§ YOUR TASK:
Repeat only the lines running from the beginning of the material through the line that contains "документы и пр., которые".

§ GIVEN DATA:
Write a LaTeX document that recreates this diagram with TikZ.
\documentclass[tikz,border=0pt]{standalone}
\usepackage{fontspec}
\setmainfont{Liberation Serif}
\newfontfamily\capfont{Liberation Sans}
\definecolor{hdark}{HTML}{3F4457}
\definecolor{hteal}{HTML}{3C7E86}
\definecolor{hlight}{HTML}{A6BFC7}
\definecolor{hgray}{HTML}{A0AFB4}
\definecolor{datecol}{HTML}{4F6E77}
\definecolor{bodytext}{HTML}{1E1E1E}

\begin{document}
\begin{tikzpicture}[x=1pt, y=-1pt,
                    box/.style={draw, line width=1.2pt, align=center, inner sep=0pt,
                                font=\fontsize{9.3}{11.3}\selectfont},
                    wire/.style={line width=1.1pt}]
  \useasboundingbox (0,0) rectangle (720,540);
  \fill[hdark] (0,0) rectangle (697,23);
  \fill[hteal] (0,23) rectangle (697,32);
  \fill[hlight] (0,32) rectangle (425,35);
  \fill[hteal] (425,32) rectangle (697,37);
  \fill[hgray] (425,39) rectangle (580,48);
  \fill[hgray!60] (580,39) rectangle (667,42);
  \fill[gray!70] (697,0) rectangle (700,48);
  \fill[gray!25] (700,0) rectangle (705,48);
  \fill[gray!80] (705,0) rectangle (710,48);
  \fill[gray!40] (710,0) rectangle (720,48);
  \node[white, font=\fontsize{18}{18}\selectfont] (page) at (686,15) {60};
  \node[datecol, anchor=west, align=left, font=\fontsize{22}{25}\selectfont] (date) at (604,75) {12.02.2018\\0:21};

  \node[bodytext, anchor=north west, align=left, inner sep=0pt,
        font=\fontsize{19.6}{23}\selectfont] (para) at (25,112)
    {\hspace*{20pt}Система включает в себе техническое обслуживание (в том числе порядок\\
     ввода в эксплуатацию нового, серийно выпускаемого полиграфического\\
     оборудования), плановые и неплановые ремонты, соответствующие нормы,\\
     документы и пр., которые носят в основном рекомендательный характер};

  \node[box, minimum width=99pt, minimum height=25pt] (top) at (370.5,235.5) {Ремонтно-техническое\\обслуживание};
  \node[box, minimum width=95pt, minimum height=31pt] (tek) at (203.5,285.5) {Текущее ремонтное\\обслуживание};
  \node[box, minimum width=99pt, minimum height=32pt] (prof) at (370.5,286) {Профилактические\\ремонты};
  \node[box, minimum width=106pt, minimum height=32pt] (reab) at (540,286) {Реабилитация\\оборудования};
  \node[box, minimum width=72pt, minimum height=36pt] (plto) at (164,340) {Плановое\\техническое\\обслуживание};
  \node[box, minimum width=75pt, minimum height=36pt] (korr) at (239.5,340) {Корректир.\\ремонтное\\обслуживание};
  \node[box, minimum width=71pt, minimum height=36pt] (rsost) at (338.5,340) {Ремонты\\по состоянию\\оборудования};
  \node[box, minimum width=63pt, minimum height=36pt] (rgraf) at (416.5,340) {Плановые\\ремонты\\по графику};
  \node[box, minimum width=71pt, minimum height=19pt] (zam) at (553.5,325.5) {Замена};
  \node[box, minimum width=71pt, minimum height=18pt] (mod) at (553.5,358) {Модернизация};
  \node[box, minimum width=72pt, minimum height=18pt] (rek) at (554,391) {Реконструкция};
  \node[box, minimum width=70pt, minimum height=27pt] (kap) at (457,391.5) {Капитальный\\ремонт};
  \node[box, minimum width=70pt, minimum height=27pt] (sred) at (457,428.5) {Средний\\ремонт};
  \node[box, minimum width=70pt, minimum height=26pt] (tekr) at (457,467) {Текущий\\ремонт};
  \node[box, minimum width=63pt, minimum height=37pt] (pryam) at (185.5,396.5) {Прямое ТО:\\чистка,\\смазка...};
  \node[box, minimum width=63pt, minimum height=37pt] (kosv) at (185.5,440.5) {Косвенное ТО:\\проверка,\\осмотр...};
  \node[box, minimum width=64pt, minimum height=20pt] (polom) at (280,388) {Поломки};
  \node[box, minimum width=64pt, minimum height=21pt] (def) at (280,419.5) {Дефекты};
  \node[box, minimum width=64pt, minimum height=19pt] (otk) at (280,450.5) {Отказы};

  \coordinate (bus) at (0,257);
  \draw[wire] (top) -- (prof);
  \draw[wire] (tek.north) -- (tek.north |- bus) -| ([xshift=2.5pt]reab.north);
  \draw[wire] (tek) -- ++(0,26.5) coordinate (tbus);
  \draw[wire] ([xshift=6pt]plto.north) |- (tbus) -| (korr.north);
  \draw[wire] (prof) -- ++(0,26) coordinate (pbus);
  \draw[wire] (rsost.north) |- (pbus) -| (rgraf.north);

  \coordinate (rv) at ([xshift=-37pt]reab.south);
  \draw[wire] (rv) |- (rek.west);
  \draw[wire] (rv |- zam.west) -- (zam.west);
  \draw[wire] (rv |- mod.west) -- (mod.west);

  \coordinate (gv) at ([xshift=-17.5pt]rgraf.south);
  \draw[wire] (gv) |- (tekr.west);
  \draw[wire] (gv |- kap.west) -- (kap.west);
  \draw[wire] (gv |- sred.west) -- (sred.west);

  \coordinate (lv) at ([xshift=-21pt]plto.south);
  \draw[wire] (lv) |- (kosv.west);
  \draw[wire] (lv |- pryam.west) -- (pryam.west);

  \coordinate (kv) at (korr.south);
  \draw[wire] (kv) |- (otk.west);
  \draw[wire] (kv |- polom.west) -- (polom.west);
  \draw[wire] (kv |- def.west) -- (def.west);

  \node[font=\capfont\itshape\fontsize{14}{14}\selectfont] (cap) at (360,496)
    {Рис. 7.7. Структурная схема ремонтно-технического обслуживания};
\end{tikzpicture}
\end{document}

§ SOLUTION TO THE EXERCISE:
Write a LaTeX document that recreates this diagram with TikZ.
\documentclass[tikz,border=0pt]{standalone}
\usepackage{fontspec}
\setmainfont{Liberation Serif}
\newfontfamily\capfont{Liberation Sans}
\definecolor{hdark}{HTML}{3F4457}
\definecolor{hteal}{HTML}{3C7E86}
\definecolor{hlight}{HTML}{A6BFC7}
\definecolor{hgray}{HTML}{A0AFB4}
\definecolor{datecol}{HTML}{4F6E77}
\definecolor{bodytext}{HTML}{1E1E1E}

\begin{document}
\begin{tikzpicture}[x=1pt, y=-1pt,
                    box/.style={draw, line width=1.2pt, align=center, inner sep=0pt,
                                font=\fontsize{9.3}{11.3}\selectfont},
                    wire/.style={line width=1.1pt}]
  \useasboundingbox (0,0) rectangle (720,540);
  \fill[hdark] (0,0) rectangle (697,23);
  \fill[hteal] (0,23) rectangle (697,32);
  \fill[hlight] (0,32) rectangle (425,35);
  \fill[hteal] (425,32) rectangle (697,37);
  \fill[hgray] (425,39) rectangle (580,48);
  \fill[hgray!60] (580,39) rectangle (667,42);
  \fill[gray!70] (697,0) rectangle (700,48);
  \fill[gray!25] (700,0) rectangle (705,48);
  \fill[gray!80] (705,0) rectangle (710,48);
  \fill[gray!40] (710,0) rectangle (720,48);
  \node[white, font=\fontsize{18}{18}\selectfont] (page) at (686,15) {60};
  \node[datecol, anchor=west, align=left, font=\fontsize{22}{25}\selectfont] (date) at (604,75) {12.02.2018\\0:21};

  \node[bodytext, anchor=north west, align=left, inner sep=0pt,
        font=\fontsize{19.6}{23}\selectfont] (para) at (25,112)
    {\hspace*{20pt}Система включает в себе техническое обслуживание (в том числе порядок\\
     ввода в эксплуатацию нового, серийно выпускаемого полиграфического\\
     оборудования), плановые и неплановые ремонты, соответствующие нормы,\\
     документы и пр., которые носят в основном рекомендательный характер};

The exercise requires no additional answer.